Data extract:
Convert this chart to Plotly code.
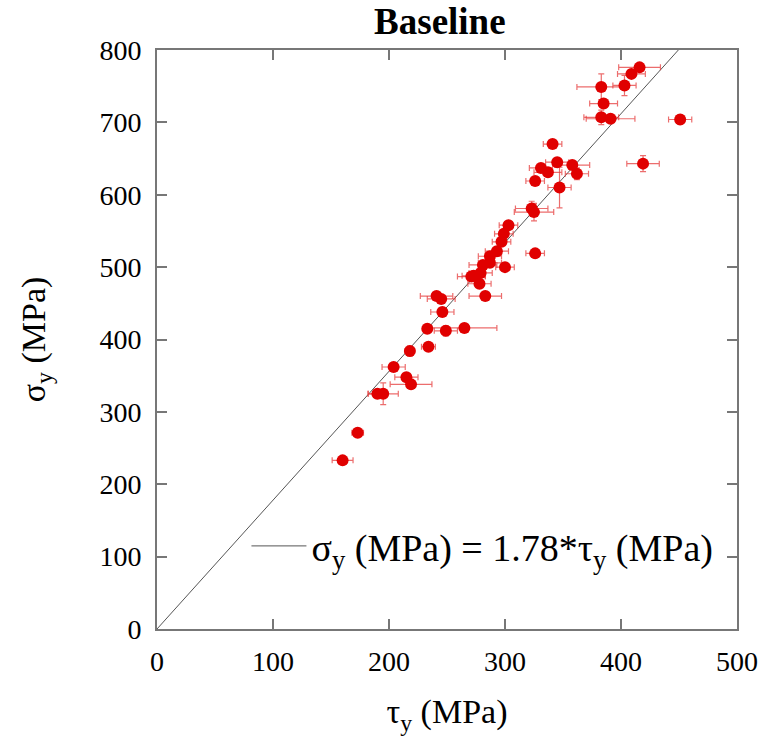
import plotly.graph_objects as go

# data: shear yield (tau_y) vs tensile yield (sigma_y), MPa
tau_y = [160, 173, 190, 195, 204, 215, 219, 218, 233, 234, 249, 265, 246, 241, 245,
         283, 278, 271, 273, 279, 281, 287, 287, 293, 297, 299, 303, 300, 326, 323,
         325, 326, 331, 337, 341, 345, 347, 358, 362, 383, 385, 383, 391, 403, 409,
         416, 451, 419]
sigma_y = [233, 271, 325, 325, 362, 348, 338, 384, 415, 390, 412, 416, 438, 460, 456,
           460, 477, 487, 488, 492, 503, 506, 515, 522, 535, 546, 558, 500, 519, 581,
           576, 619, 637, 631, 670, 645, 610, 641, 629, 749, 726, 707, 705, 751, 767,
           776, 704, 643]
tau_err = [9, 5, 8, 13, 10, 10, 18, 4, 3, 6, 10, 28, 10, 14, 12,
           14, 10, 12, 10, 10, 12, 10, 10, 10, 8, 8, 8, 8, 8, 14,
           17, 8, 10, 12, 8, 10, 10, 15, 10, 21, 12, 15, 21, 10, 12,
           18, 10, 14]
sigma_err = [3, 4, 3, 15, 4, 4, 4, 7, 5, 3, 7, 3, 4, 3, 3,
             4, 4, 4, 4, 4, 4, 5, 4, 4, 4, 4, 4, 4, 4, 10,
             12, 4, 5, 5, 5, 5, 28, 5, 8, 18, 6, 10, 5, 14, 6,
             5, 6, 11]
slope = 1.78
fit_x = [0, 800 / slope]
fit_y = [slope * v for v in fit_x]

x_ticks = [0, 100, 200, 300, 400, 500]
y_ticks = [0, 100, 200, 300, 400, 500, 600, 700, 800]

FONT = "Liberation Serif"
AXCOL = "#777777"

fig = go.Figure()
fig.add_trace(go.Scatter(
    x=fit_x, y=fit_y, mode="lines",
    line=dict(color="#555555", width=1),
    name="σ<sub>y</sub> (MPa) = 1.78*τ<sub>y</sub> (MPa)",
    showlegend=True,
))
fig.add_trace(go.Scatter(
    x=tau_y, y=sigma_y, mode="markers",
    marker=dict(color="#e00000", size=12),
    error_x=dict(type="data", array=tau_err, color="rgba(230,60,60,0.75)", thickness=1.2, width=3),
    error_y=dict(type="data", array=sigma_err, color="rgba(230,60,60,0.75)", thickness=1.2, width=3),
    showlegend=False,
))

axis_common = dict(
    showline=True, linecolor=AXCOL, linewidth=2, mirror="ticks",
    ticks="inside", ticklen=10, tickwidth=2, tickcolor=AXCOL,
    showgrid=False, zeroline=False, automargin=False,
    tickfont=dict(family=FONT, size=28, color="black"),
)

fig.update_layout(
    width=761, height=748,
    margin=dict(l=157, r=24, t=50, b=119),
    plot_bgcolor="white", paper_bgcolor="white",
    title=dict(text="<b>Baseline</b>", x=0.578, xanchor="center", y=0.972, yanchor="middle",
               font=dict(family=FONT, size=37, color="black")),
    xaxis=dict(range=[0, 500], tickvals=x_ticks, ticklabelstandoff=6,
               title=dict(text="τ<sub>y</sub> (MPa)", font=dict(family=FONT, size=34, color="black"), standoff=24),
               **axis_common),
    yaxis=dict(range=[0, 800], tickvals=y_ticks, ticklabelstandoff=8,
               title=dict(text="σ<sub>y</sub> (MPa)", font=dict(family=FONT, size=34, color="black"), standoff=44),
               **axis_common),
    legend=dict(x=0.968, y=0.143, xanchor="right", yanchor="middle",
                bgcolor="rgba(0,0,0,0)", borderwidth=0,
                font=dict(family=FONT, size=38, color="black"), itemwidth=55),
)

fig.write_html("out.html")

Directive:
Write down every line from the opening of the listing to the line with "import plotly.graph_objects as go", both included, and nothing else; the pictures are omitted.

Exercise result:
Convert this chart to Plotly code.
import plotly.graph_objects as go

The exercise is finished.